Machine Learning Based Analysis of Longitudinal Changes in the Congenital Heart Disease Electrocardiogram

$1.17M USD

Funder NATIONAL HEART, LUNG, AND BLOOD INSTITUTE
Recipient Organization Emory University
Country United States
Start Date Aug 01, 2024
End Date Jul 31, 2026
Duration 729 days
Number of Grantees 2
Roles Principal Investigator; Co-Investigator
Data Source NIH (US)
Grant ID 10977102
Grant Description

PROJECT SUMMARY Delayed intervention for congenital heart defect residua and sequelae can lead to heart failure and end-organ damage. Identifying the optimal time for intervention to avoid both adverse outcomes and to minimize the number of interventions over a lifetime for any given heart defect relies on routine surveillance with expensive

imaging and centralized expertise. Data from the widely available electrocardiogram (ECG) can be transferred from point-of-care to remote data analysis centers.
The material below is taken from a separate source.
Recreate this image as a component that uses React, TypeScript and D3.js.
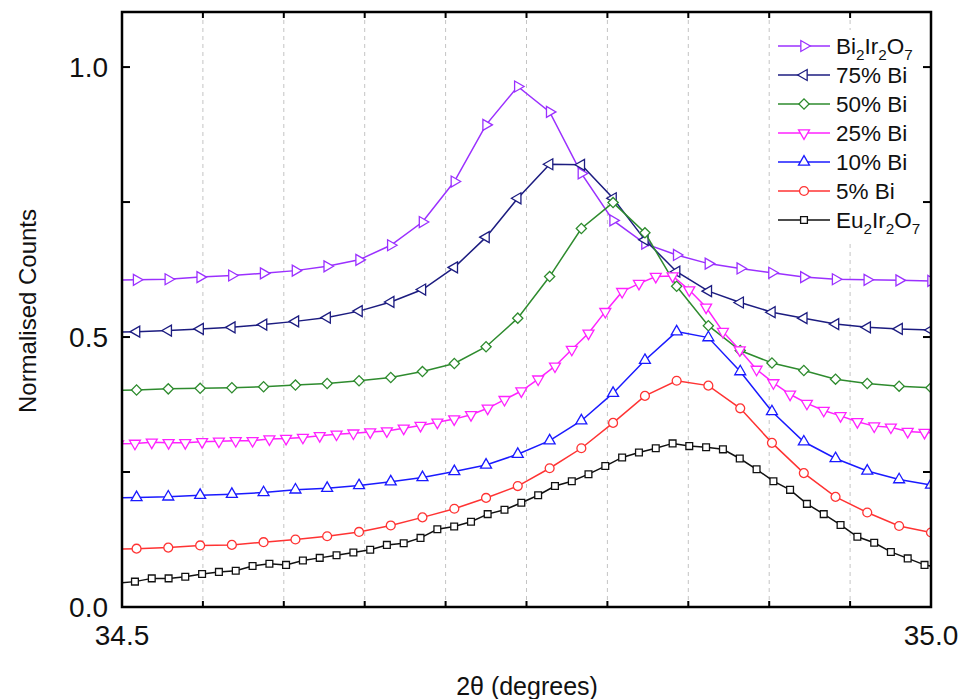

Machine learning and time-series analysis of ECG waves related to atrial depolarization, ventricular depolarization and ventricular repolarization, conduction intervals

and waveform durations can consistently calculate parameters that can be tracked as biomarkers longitudinally. ECG patterns may reflect dysrhythmia, ischemia, hypertrophy, chamber dilatation, ventricular fibrosis and dysfunction, and can change over time in response to subclinical changes in the cardiac

chambers. A significant problem in detecting subtle changes in the ECG is the reliance on normal intervals and pattern descriptions that lack nuance to detect longitudinal changes on an individual basis that may reflect impending ventricular failure. We propose to apply artificial intelligence-based methods to analyze longitudinal

ECG changes by age, sex, race and ethnicity in an adult congenital heart disease population. Once we identify and characterize ECG changes over time, we will use the change in ECG parameters to develop a machine learning algorithm to predict the need for cardiac intervention or occurrence of adverse events.